Just in case you might feel that Peart is being a bit too hard on the “sad son of a bitch,” this bridge of the song makes clear that Peart, himself, is the one living in “these dog years” with his “tail between his ears.”

This bridge has also been a frequent target of criticism, either because “Galapagos” makes for a cumbersome word in a song, or because the point is not clear. What the heck does a tortoise from Galapagos (wherever that is!) have to do with anything? the frustrated Rush fan might ask (and I’ve personally heard this complaint). Of course, Galapagos is an island off the western coast of South America, and is the place Charles Darwin visited that helped inspire his work in evolutionary science. Tortoises, which are found in abundance on Galapagos, are famous for having extremely long life spans. One famous tortoise was given to the royal family of Tonga – an island in the South Pacific – by Captain Cook in about 1777. It didn’t die until the Beatles were a pop sensation – in 1965.

The second phrase – “a span of geological time” – is a bit more explicit.

The third phrase, of course, makes the point clear: I’d rather live for a really long time than have this fleeting human life, which passes like dog years.

In a dog’s brain
A constant buzz of low-level static
One sniff at the hydrant
And the answer is automatic


This is the first stanza of the song’s third verse. Like the rest of the song, it’s a play on words that can refer to both a literal dog and a human being. In reference to a dog, the meaning is fairly clear. In reference to a human, I think it can be understood much more deeply as a reference to how we spend so much of our lives on “autopilot.” This fits with the theme of the “sad son of a bitch,” struggling through the “dog days” of his fleeting life on earth.

It seems to me
As well make our own few circles ‘round the block
We've lost our senses
For the higher-level static of talk


This second stanza makes the implication in the first stanza clearer. As we humans make our own few “circles ‘round the block,” we miscommunicate and we run on autopilot, missing the important “conversations” going on around us – the “conversations,” of course, being the important events in life. More directly, I suspect, Peart is lamenting the loss of intellectual discourse in popular culture.
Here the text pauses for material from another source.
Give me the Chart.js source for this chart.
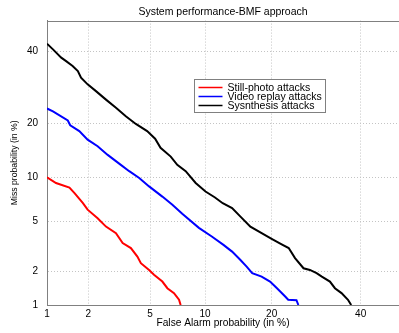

In the end, despite its frequent criticism, I think Dog Years is one of Rush’s most clever lyrical efforts – a song where nearly every line is a play on words, an extended metaphor, or a double entendre.

Perhaps some will still think the lyrics are bad for a rock song. To finish the first quote given above by the critical fan on the Rush message board: “I hate the lyrics. I think they are embarrassing. I also understand them. I still think they are embarrassing.”

Well, I suppose you can’t please everyone. I’m drawn to the song because the lyrics are meaningful to me – I often feel the same feelings described in the song – and as a wordsmith, I have a deep appreciation for the cleverness of the way those feelings are expressed.

4 comments:

Mouse said...

Snike remark number one!

I interpret the third verse differently. The first stanza references the simplicity of the dog's existence - hydrant sniffing and such, everything is very straight forward.

The second contrasts with it the inherent overcomplication typical of the human condition - a departure from the basic sensory-driven lifestyle of the pooch to modern higher-mind contemplations and all the trivial inanities of speech in which we now tend to engage.

/It seems to me
As well make our own few circles ‘round the block
We've lost our senses
For the higher-level static of talk/

cheers. :)

Scott said...

Thanks for the input! I can certainly see how the third verse can be interpreted the way you have suggested.

Jeff said...

This is a very astute and thoughtful analysis. My compliments!

Scott said...

Thanks Jeff! Glad you enjoyed it. I had forgotten about this post. It was nice to revisit it.